Putin's "goddaughter" is back: Ksenia Sobchak's EU exile only lasts a week

As the daughter of Vladimir Putin's mentor, journalist Ksenia Sobchak can afford to criticize Russia's attack on Ukraine.

Putin's "goddaughter" is back: Ksenia Sobchak's EU exile only lasts a week

As the daughter of Vladimir Putin's mentor, journalist Ksenia Sobchak can afford to criticize Russia's attack on Ukraine. But then the police are at her door. However, the 41-year-old escapes to Lithuania. After a week in exile, the Kremlin critic is now returning to her homeland.

Prominent Russian journalist and former presidential candidate Ksenia Sobchak has returned to Russia. This is reported by several media, citing eyewitnesses who claim to have seen the 41-year-old crossing the Russian-Latvian border. Sources close to the Sobchak family reportedly confirmed their return. The government critic had fled to Lithuania about a week earlier.

The journalist is the daughter of Anatoly Sobchak, who, as mayor of St. Petersburg in the 1990s, was a political mentor to Kremlin chief Vladimir Putin. For a long time she therefore enjoyed more freedom in Russia than other members of the opposition.

At the end of October, however, the commercial manager of Sobchak's media company Attention Media was arrested for alleged extortion. The company operates, among other things, Sobchak's YouTube channel with more than three million subscribers. There, the journalist had repeatedly criticized the Russian attack on Ukraine in recent months. State media reported that Sobchak was also under investigation. On October 26, her country house near Moscow was searched.

On the same day she left Russia and entered the EU country of Lithuania via Belarus. In addition to Russian, Sobchak also has Israeli citizenship and can therefore enter the European Union, although the Baltic states and Poland imposed entry bans on Russians with tourist visas in mid-September.

After Sobchak's departure, the state news agency TASS reported that the police had received an investigator's order to arrest Sobchak, "but they managed to escape." However, the agency later said the allegations against her were dropped.

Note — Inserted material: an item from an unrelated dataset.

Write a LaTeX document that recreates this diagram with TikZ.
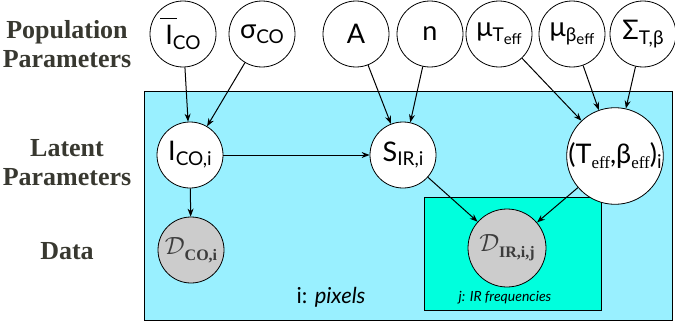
\documentclass[tikz,border=0pt]{standalone}
\usepackage{fontspec}
\setmainfont{Liberation Serif}
\newfontfamily\gill{Lato}
\usetikzlibrary{arrows.meta}
\definecolor{plateA}{RGB}{153,240,255}
\definecolor{plateB}{RGB}{0,255,221}
\definecolor{obsgray}{RGB}{204,204,204}
\definecolor{labgray}{RGB}{56,56,48}
\definecolor{dgray}{RGB}{60,60,60}
\newcommand\lowsub[1]{\raisebox{-0.35ex}{\fontsize{19}{19}\selectfont #1}}
\newcommand\tinysub[1]{\raisebox{-0.35ex}{\fontsize{15}{15}\selectfont #1}}
\newcommand\serifsub[1]{\raisebox{-0.3ex}{\rmfamily\fontsize{17}{17}\selectfont #1}}
\newcommand\obstext[1]{{\color{dgray}$\mathcal{D}$\raisebox{-0.35ex}{\rmfamily\bfseries\fontsize{16}{16}\selectfont #1}}}
\newcommand\barI{\leavevmode\rlap{\kern-0.2em\rule[0.95em]{0.62em}{0.045em}}I}
\begin{document}
\begin{tikzpicture}[x=1pt,y=-1pt,
 var/.style={circle,draw=black,line width=0.8pt,fill=white,minimum size=66pt,inner sep=0pt,font=\gill\fontsize{27}{27}\selectfont},
 bigvar/.style={var,minimum size=78pt},
 obs/.style={var,fill=obsgray,font=\fontsize{36}{36}\selectfont},
 edge/.style={-{Stealth[length=8pt,width=6pt]},line width=1pt},
 lab/.style={font=\bfseries\fontsize{26}{26}\selectfont,text=labgray,anchor=base},
 plate/.style={draw=black,line width=0.8pt,inner sep=0pt,anchor=north west}]
\useasboundingbox (0,0) rectangle (675,324);
% plates
\node[plate,fill=plateA,minimum width=528pt,minimum height=229pt] (plateI) at (144,91) {};
\node[plate,fill=plateB,minimum width=177pt,minimum height=113pt] (plateJ) at (424,197) {};
% labels
\node[lab] (lpop1) at (67,38) {Population};
\node[lab] (lpop2) at (67,67) {Parameters};
\node[lab] (llat1) at (67,156) {Latent};
\node[lab] (llat2) at (67,185) {Parameters};
\node[lab] (ldat) at (67,259) {Data};
\node[font=\gill\fontsize{22}{22}\selectfont] (lpix) at (331,297) {i: \textit{pixels}};
\node[font=\gill\itshape\fontsize{14}{14}\selectfont] (lfreq) at (505,298) {j: IR frequencies};
% population nodes
\node[var] (Ibar) at (183,34) {\barI\lowsub{CO}};
\node[var] (sig) at (262,34) {σ\lowsub{CO}};
\node[var] (A) at (356,34) {A};
\node[var] (n) at (430,34) {n};
\node[var] (muT) at (499,34) {μ\lowsub{T\tinysub{eff}}};
\node[var] (muB) at (572,34) {μ\lowsub{β\tinysub{eff}}};
\node[var] (Sig) at (643,34) {Σ\lowsub{T,β}};
% latent nodes
\node[var] (Ii) at (190,155) {I\lowsub{CO,i}};
\node[var] (Si) at (403,155) {S\lowsub{IR,i}};
\node[bigvar] (TB) at (615,156) {(T\serifsub{eff},β\serifsub{eff})\lowsub{i}};
% data nodes
\node[obs] (Dco) at (191,250) {\obstext{CO,i}};
\node[obs,minimum size=78pt] (Dir) at (507,248) {\obstext{IR,i,j}};
% edges
\draw[edge] (Ibar) -- (Ii);
\draw[edge] (sig) -- (Ii);
\draw[edge] (A) -- (Si);
\draw[edge] (n) -- (Si);
\draw[edge] (Ii) -- (Si);
\draw[edge] (muT) -- (TB);
\draw[edge] (muB) -- (TB);
\draw[edge] (Sig) -- (TB);
\draw[edge] (Ii) -- (Dco);
\draw[edge] (Si) -- (Dir);
\draw[edge] (TB) -- (Dir);
\end{tikzpicture}
\end{document}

After her escape, Sobchak had denied the allegations. It was an attempt to put pressure on her media company, she wrote on Telegram. "It is clear that this is an attack on my editorial office, the last free editorial office in Russia that had to be put under pressure." Sobchak's mother Lyudmila Narusova, a long-time senator in the Russian Federation Council, told the state news agency Ria Novosti a few days ago that her daughter would return to Russia "very soon".

In Russian media reports, Sobchak is often referred to as Putin's goddaughter - although she denied it shortly before the presidential election in 2018. In the election, Sobchak ran against incumbent Putin. At the time, observers accused her of allowing herself to be exploited to give the election a semblance of competition.